Archbishop Stephen Sulyk, Metropolitan Archbishop of Philadelphia of the Ukrainians (now retired), elevated to the dignity of Mitred Archimandrite Father Robert F. Taft, S.J. Sulyk celebrated the elevation during Vespers on May 5, 1998, in the Chapel of St. Josaphat Ukrainian Catholic Seminary, Washington, D.C….

Let the record show that Taft didn’t see the dignity as necessary. But it is safe to say that Father Taft was persuaded to accept this honor after consulting several respected and authoritative priests and religious superiors, including Jesuit General Father Peter-Hans Kolvenbach who himself has received the equivalent dignity in the Armenian Catholic Church. Officials of the Congregation for the Oriental Churches were in favor of Father Taft acceding to this dignity. Father Taft also received a pectoral cross as a sign of esteem from the Ukrainian Orthodox Church.

As you know, the title “Archimandrite” (from the Greek, “head of the fold”) is a monastic title given to abbots of monasteries but most often given today as an honorific rank, conferred on celibate religious priests in the Byzantine Church…

What also ought to be remembered is that Bob Taft is a good model of integrating faith and reason. He lives the liturgy and is a scholar of it. He makes no changes in the liturgy but he writes about it from the historical perspective and advises the bishops on how to proceed since they are the only ones who are capable of making changes where needed.

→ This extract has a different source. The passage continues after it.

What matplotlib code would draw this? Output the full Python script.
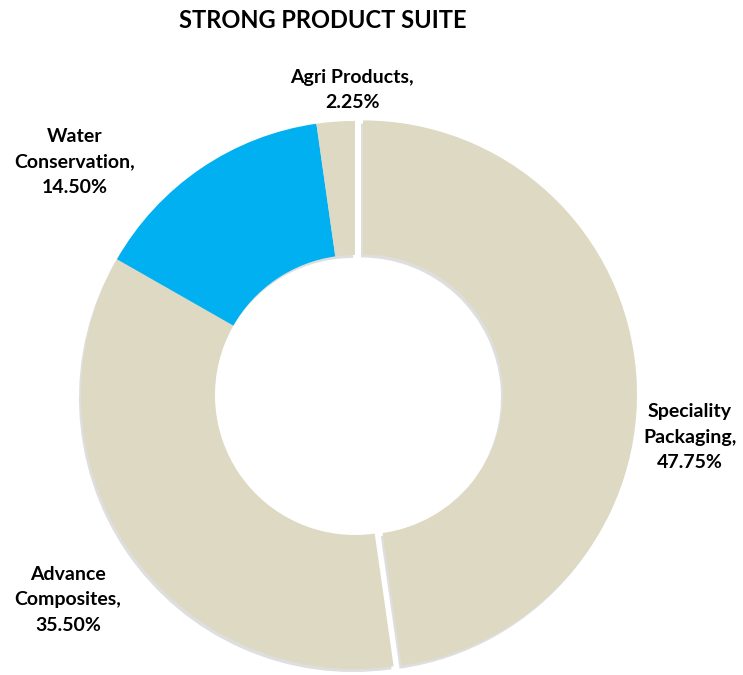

3 thoughts on “Twice the Archimandrite You’ll Ever Be

  1. First it was Fr Robert Taft. By the end, you cut into good old ‘Bob’ Taft like you were his long lost elementary school chum. And as to his ‘integration,’
    how could you possibly know what only the Lord knows?

  2. I posted the comment anonymously, but it came from someone who knows Father Taft well. I wouldn’t be surprised if he consulted with him first. I’m at a loss as to what you find offensive about it, except that Father Taft’s friend let a “Bob” slip by? And proposing Father Taft as a model of “integrating faith and reason” certainly isn’t playing Almighty. It’s the sort of judgment good people make all the time.

  3. Fr. Taft does not integrate faith and reason as well as you may think. In the Byzantine Ruthenian Catholic Church we will be getting “inclusive” language in a new translation of the Divine Liturgy soon to be promulgated by our Bishops because of Fr. Taft’s advocacy. See the article “East Meets English” in Touchstone magazine (1998). While much of his scholarship is to be respected, he has a serious difference with the Holy See on a very important issue. See. eg, Liturgiam Authenticam. On the issue of “inclusive” language Fr. Taft is another Jesuit in rebellion.